Repeat the data that follows, word for word, without the images.
+ + +
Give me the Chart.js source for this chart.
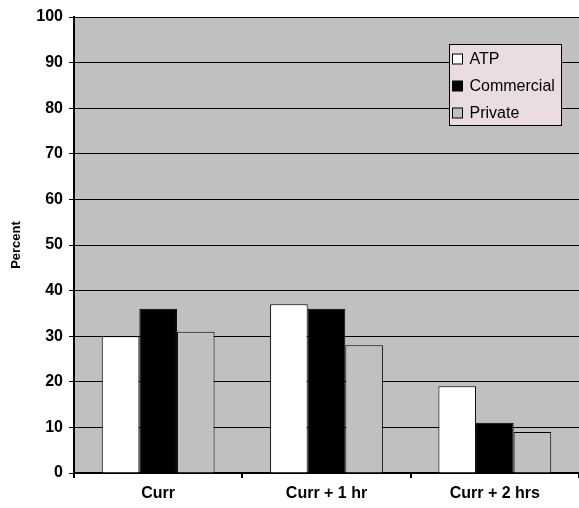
<!DOCTYPE html>
<html>
<head>
<meta charset="utf-8">
<script src="https://cdn.jsdelivr.net/npm/chart.js@4/dist/chart.umd.min.js"></script>
<style>
  html, body { margin: 0; padding: 0; background: #ffffff; }
  #wrap { width: 579px; height: 508px; position: relative; }
</style>
</head>
<body>
<div id="wrap"><canvas id="c" width="579" height="508"></canvas></div>
<script>
const categories = ['Curr', 'Curr + 1 hr', 'Curr + 2 hrs'];
const seriesNames = ['ATP', 'Commercial', 'Private'];
const atp = [30, 37, 19];
const commercial = [36, 36, 11];
const privatePilots = [31, 28, 9];
const yTicks = [0, 10, 20, 30, 40, 50, 60, 70, 80, 90, 100];

const fills = ['#ffffff', '#000000', '#c0c0c0'];
const FONT = 'Arial, "Liberation Sans", sans-serif';

// Gray plot area behind the bars
const plotBackground = {
  id: 'plotBackground',
  beforeDraw(chart) {
    const { ctx, chartArea: a } = chart;
    ctx.save();
    ctx.fillStyle = '#c0c0c0';
    ctx.fillRect(a.left, a.top, a.right - a.left, a.bottom - a.top);
    ctx.restore();
  }
};

// Boxed legend inside the plot area, top right
const boxLegend = {
  id: 'boxLegend',
  afterDraw(chart) {
    const { ctx } = chart;
    const x = 449.5, y = 44.5, w = 112, h = 81;
    ctx.save();
    ctx.fillStyle = '#eadce2';
    ctx.fillRect(x, y, w, h);
    ctx.strokeStyle = '#000000';
    ctx.lineWidth = 1;
    ctx.strokeRect(x, y, w, h);
    ctx.font = '16px ' + FONT;
    ctx.textBaseline = 'middle';
    chart.data.datasets.forEach((ds, i) => {
      const cy = Math.round(y + 14 + i * 27);
      ctx.fillStyle = ds.backgroundColor;
      ctx.fillRect(x + 3, cy - 5, 10, 10);
      ctx.strokeStyle = '#000000';
      ctx.strokeRect(x + 3, cy - 5, 10, 10);
      ctx.fillStyle = '#000000';
      ctx.fillText(ds.label, x + 20, cy + 1);
    });
    ctx.restore();
  }
};

const seriesValues = [atp, commercial, privatePilots];

new Chart(document.getElementById('c'), {
  type: 'bar',
  data: {
    labels: categories,
    datasets: seriesNames.map((name, i) => ({
      label: name,
      data: seriesValues[i],
      backgroundColor: fills[i],
      borderColor: '#000000',
      borderWidth: 1,
      categoryPercentage: 0.67,
      barPercentage: 1.0
    }))
  },
  options: {
    responsive: false,
    animation: false,
    devicePixelRatio: 1,
    layout: { padding: { top: 17, right: 0, left: 0, bottom: 0 } },
    plugins: {
      legend: { display: false },
      tooltip: { enabled: false }
    },
    scales: {
      x: {
        offset: true,
        grid: {
          display: true,
          drawOnChartArea: false,
          drawTicks: true,
          tickLength: 5,
          color: '#000000',
          lineWidth: 2,
          offset: true
        },
        border: { display: true, color: '#000000', width: 2 },
        ticks: {
          color: '#000000',
          padding: 6,
          font: { family: FONT, size: 16, weight: 'bold' }
        },
        afterFit(scale) { scale.height = 35; }
      },
      y: {
        min: 0,
        max: 100,
        afterBuildTicks(scale) { scale.ticks = yTicks.map(v => ({ value: v })); },
        grid: {
          display: true,
          drawTicks: true,
          tickLength: 5,
          color: '#000000',
          lineWidth: 1
        },
        border: { display: true, color: '#000000', width: 2 },
        ticks: {
          color: '#000000',
          padding: 6,
          font: { family: FONT, size: 16, weight: 'bold' }
        },
        title: {
          display: true,
          text: 'Percent',
          color: '#000000',
          padding: { top: 9, bottom: 0 },
          font: { family: FONT, size: 13, weight: 'bold' }
        },
        afterFit(scale) { scale.width = 74; }
      }
    }
  },
  plugins: [plotBackground, boxLegend]
});
</script>
</body>
</html>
+ + +
Response to the task →
Give me the Chart.js source for this chart.
<!DOCTYPE html>
<html>
<head>
<meta charset="utf-8">
<script src="https://cdn.jsdelivr.net/npm/chart.js@4/dist/chart.umd.min.js"></script>
<style>
  html, body { margin: 0; padding: 0; background: #ffffff; }
  #wrap { width: 579px; height: 508px; position: relative; }
</style>
</head>
<body>
<div id="wrap"><canvas id="c" width="579" height="508"></canvas></div>
<script>
const categories = ['Curr', 'Curr + 1 hr', 'Curr + 2 hrs'];
const seriesNames = ['ATP', 'Commercial', 'Private'];
const atp = [30, 37, 19];
const commercial = [36, 36, 11];
const privatePilots = [31, 28, 9];
const yTicks = [0, 10, 20, 30, 40, 50, 60, 70, 80, 90, 100];

const fills = ['#ffffff', '#000000', '#c0c0c0'];
const FONT = 'Arial, "Liberation Sans", sans-serif';

// Gray plot area behind the bars
const plotBackground = {
  id: 'plotBackground',
  beforeDraw(chart) {
    const { ctx, chartArea: a } = chart;
    ctx.save();
    ctx.fillStyle = '#c0c0c0';
    ctx.fillRect(a.left, a.top, a.right - a.left, a.bottom - a.top);
    ctx.restore();
  }
};

// Boxed legend inside the plot area, top right
const boxLegend = {
  id: 'boxLegend',
  afterDraw(chart) {
    const { ctx } = chart;
    const x = 449.5, y = 44.5, w = 112, h = 81;
    ctx.save();
    ctx.fillStyle = '#eadce2';
    ctx.fillRect(x, y, w, h);
    ctx.strokeStyle = '#000000';
    ctx.lineWidth = 1;
    ctx.strokeRect(x, y, w, h);
    ctx.font = '16px ' + FONT;
    ctx.textBaseline = 'middle';
    chart.data.datasets.forEach((ds, i) => {
      const cy = Math.round(y + 14 + i * 27);
      ctx.fillStyle = ds.backgroundColor;
      ctx.fillRect(x + 3, cy - 5, 10, 10);
      ctx.strokeStyle = '#000000';
      ctx.strokeRect(x + 3, cy - 5, 10, 10);
      ctx.fillStyle = '#000000';
      ctx.fillText(ds.label, x + 20, cy + 1);
    });
    ctx.restore();
  }
};

const seriesValues = [atp, commercial, privatePilots];

new Chart(document.getElementById('c'), {
  type: 'bar',
  data: {
    labels: categories,
    datasets: seriesNames.map((name, i) => ({
      label: name,
      data: seriesValues[i],
      backgroundColor: fills[i],
      borderColor: '#000000',
      borderWidth: 1,
      categoryPercentage: 0.67,
      barPercentage: 1.0
    }))
  },
  options: {
    responsive: false,
    animation: false,
    devicePixelRatio: 1,
    layout: { padding: { top: 17, right: 0, left: 0, bottom: 0 } },
    plugins: {
      legend: { display: false },
      tooltip: { enabled: false }
    },
    scales: {
      x: {
        offset: true,
        grid: {
          display: true,
          drawOnChartArea: false,
          drawTicks: true,
          tickLength: 5,
          color: '#000000',
          lineWidth: 2,
          offset: true
        },
        border: { display: true, color: '#000000', width: 2 },
        ticks: {
          color: '#000000',
          padding: 6,
          font: { family: FONT, size: 16, weight: 'bold' }
        },
        afterFit(scale) { scale.height = 35; }
      },
      y: {
        min: 0,
        max: 100,
        afterBuildTicks(scale) { scale.ticks = yTicks.map(v => ({ value: v })); },
        grid: {
          display: true,
          drawTicks: true,
          tickLength: 5,
          color: '#000000',
          lineWidth: 1
        },
        border: { display: true, color: '#000000', width: 2 },
        ticks: {
          color: '#000000',
          padding: 6,
          font: { family: FONT, size: 16, weight: 'bold' }
        },
        title: {
          display: true,
          text: 'Percent',
          color: '#000000',
          padding: { top: 9, bottom: 0 },
          font: { family: FONT, size: 13, weight: 'bold' }
        },
        afterFit(scale) { scale.width = 74; }
      }
    }
  },
  plugins: [plotBackground, boxLegend]
});
</script>
</body>
</html>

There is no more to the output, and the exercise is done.